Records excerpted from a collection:
* BEGIN *

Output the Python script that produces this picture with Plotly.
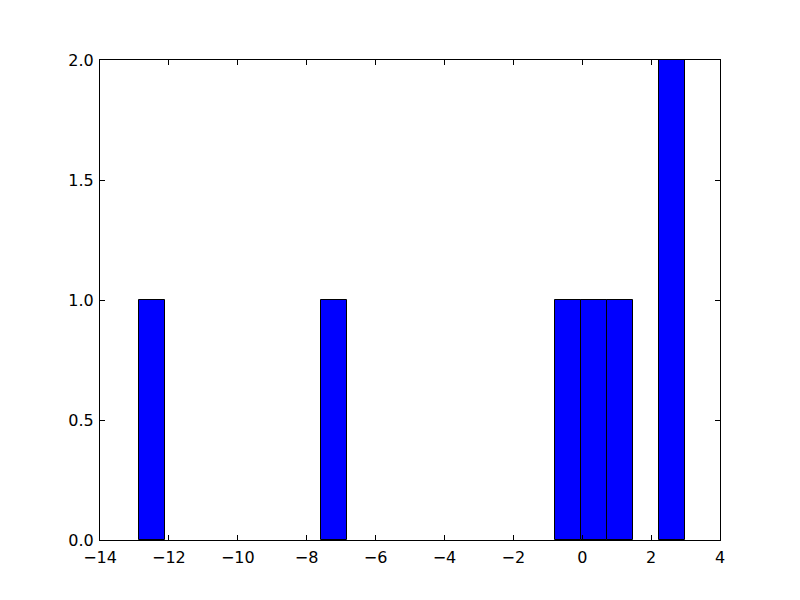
import plotly.graph_objects as go

bin_start = -12.87
bin_width = 0.7548
counts = [1, 0, 0, 0, 0, 0, 0, 1, 0, 0, 0, 0, 0, 0, 0, 0, 1, 1, 1, 0, 2]
x_ticks = [-14, -12, -10, -8, -6, -4, -2, 0, 2, 4]
y_ticks = [0.0, 0.5, 1.0, 1.5, 2.0]

centers = [bin_start + (i + 0.5) * bin_width for i in range(len(counts))]
xs = [c for c, n in zip(centers, counts) if n > 0]
ys = [n for n in counts if n > 0]

fig = go.Figure(go.Bar(
    x=xs, y=ys, width=bin_width,
    marker=dict(color="#0000ff", line=dict(color="black", width=1)),
))

axis_common = dict(
    showgrid=False, zeroline=False, showline=True, linecolor="black", linewidth=1,
    mirror="allticks", ticks="inside", ticklen=5, tickcolor="black",
    tickfont=dict(family="DejaVu Sans", size=16, color="black"),
)
fig.update_xaxes(range=[-14, 4], tickvals=x_ticks, ticklabelstandoff=3,
                 ticktext=[str(v).replace("-", "\u2212") for v in x_ticks], **axis_common)
fig.update_yaxes(range=[0, 2], tickvals=y_ticks, ticklabelstandoff=2,
                 ticktext=[f"{v:.1f}" for v in y_ticks], **axis_common)
fig.update_layout(
    width=800, height=600, margin=dict(l=92, r=88, t=52, b=68),
    plot_bgcolor="white", paper_bgcolor="white", showlegend=False, bargap=0,
)
fig.write_html("out.html")
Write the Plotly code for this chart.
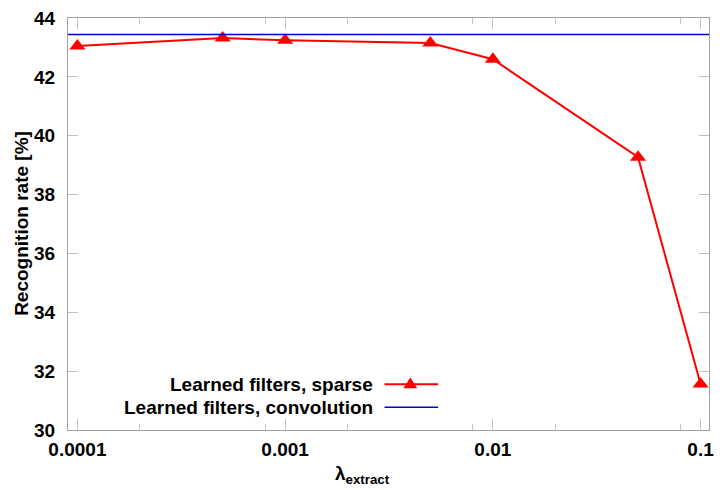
import plotly.graph_objects as go
import math

# ---- data ----
lambdas = [0.0001, 0.0005, 0.001, 0.005, 0.01, 0.05, 0.1]
sparse_rate = [43.05, 43.32, 43.24, 43.15, 42.6, 39.27, 31.56]
conv_rate = 43.44
x_tick_vals = [0.0001, 0.001, 0.01, 0.1]
x_tick_text = ["0.0001", "0.001", "0.01", "0.1"]
x_mid_vals = [0.0005, 0.005, 0.05]
x_minor_vals = [0.0002, 0.0008, 0.002, 0.008, 0.02, 0.08]
series_names = ["Learned filters, sparse", "Learned filters, convolution"]

W, H = 722, 490
ML, MR, MT, MB = 68, 8, 15, 60
PW, PH = W - ML - MR, H - MT - MB

RED = "#ff0000"
BLUE = "#0000cc"
FRAME = "#a0a0a0"
TICK = "#c0c0c0"
FONT = "Liberation Sans, Arial, sans-serif"
FS = 19

fig = go.Figure()
fig.add_trace(go.Scatter(
    x=lambdas, y=sparse_rate, mode="lines+markers",
    line=dict(color=RED, width=2),
    marker=dict(symbol="triangle-up", size=14, color=RED),
    name=series_names[0], showlegend=False, cliponaxis=False))
fig.add_trace(go.Scatter(
    x=[1e-5, 1.0], y=[conv_rate, conv_rate], mode="lines",
    line=dict(color=BLUE, width=1.5),
    name=series_names[1], showlegend=False))

dec = 209.5
xr = [math.log10(0.0001) - 9.5 / dec, math.log10(0.1) + 8.5 / dec]

fig.update_layout(
    xaxis=dict(
        type="log", range=xr,
        showline=True, linecolor=FRAME, linewidth=1, mirror="ticks",
        ticks="inside", ticklen=11, tickcolor=TICK, tickwidth=1,
        tickmode="array", tickvals=x_tick_vals, ticktext=x_tick_text,
        minor=dict(tickmode="array", tickvals=x_minor_vals, ticks="inside",
                   ticklen=6, tickcolor=TICK, showgrid=False),
        showgrid=False, zeroline=False,
        ticklabelstandoff=2,
        tickfont=dict(family=FONT, size=FS, color="black", weight="bold"),
    ),
    xaxis2=dict(
        type="log", range=xr, overlaying="x", anchor="y", side="bottom",
        showline=False, mirror="ticks",
        ticks="inside", ticklen=11, tickcolor=TICK, tickwidth=1,
        tickmode="array", tickvals=x_mid_vals, showticklabels=False,
        showgrid=False, zeroline=False,
    ),
    yaxis=dict(
        range=[30, 44], dtick=2, tick0=30,
        showline=True, linecolor=FRAME, linewidth=1, mirror="ticks",
        ticks="inside", ticklen=10, tickcolor=TICK, tickwidth=1,
        showgrid=False, zeroline=False,
        ticklabelstandoff=8,
        tickfont=dict(family=FONT, size=FS, color="black", weight="bold"),
    ),
)

def px2x(px):
    return (px - ML) / PW

def py2y(py):
    return 1 - (py - MT) / PH

annotations = [
    dict(text="λ<sub>extract</sub>", x=px2x(365), y=py2y(475), xref="paper", yref="paper",
         showarrow=False, font=dict(family=FONT, size=FS, color="black", weight="bold"),
         xanchor="center", yanchor="middle"),
    dict(text="Recognition rate [%]", x=px2x(21), y=py2y(222), xref="paper", yref="paper",
         showarrow=False, textangle=-90,
         font=dict(family=FONT, size=FS, color="black", weight="bold"),
         xanchor="center", yanchor="middle"),
]
legend_rows = [384, 407]
for name, ry in zip(series_names, legend_rows):
    annotations.append(dict(
        text=name, x=px2x(377), y=py2y(ry), xref="paper", yref="paper",
        showarrow=False, xanchor="right", yanchor="middle",
        font=dict(family=FONT, size=FS, color="black", weight="bold")))

shapes = [
    dict(type="line", xref="paper", yref="paper",
         x0=px2x(387), x1=px2x(441), y0=py2y(legend_rows[0]), y1=py2y(legend_rows[0]),
         line=dict(color=RED, width=2)),
    dict(type="line", xref="paper", yref="paper",
         x0=px2x(387), x1=px2x(441), y0=py2y(legend_rows[1]), y1=py2y(legend_rows[1]),
         line=dict(color=BLUE, width=1.5)),
]
cx, cy = 413, legend_rows[0]
tri = "M {:.5f} {:.5f} L {:.5f} {:.5f} L {:.5f} {:.5f} Z".format(
    px2x(cx - 7), py2y(cy + 4), px2x(cx + 7), py2y(cy + 4), px2x(cx), py2y(cy - 7))
shapes.append(dict(type="path", xref="paper", yref="paper", path=tri,
                   fillcolor=RED, line=dict(color=RED, width=0)))

fig.update_layout(
    width=W, height=H,
    margin=dict(l=ML, r=MR, t=MT, b=MB),
    paper_bgcolor="white", plot_bgcolor="white",
    annotations=annotations, shapes=shapes,
    showlegend=False,
    font=dict(family=FONT),
)

fig.write_html("out.html")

* END *

TASK:
List each line of the entries that holds the string "this".

TASK ANSWER:
Output the Python script that produces this picture with Plotly.
Write the Plotly code for this chart.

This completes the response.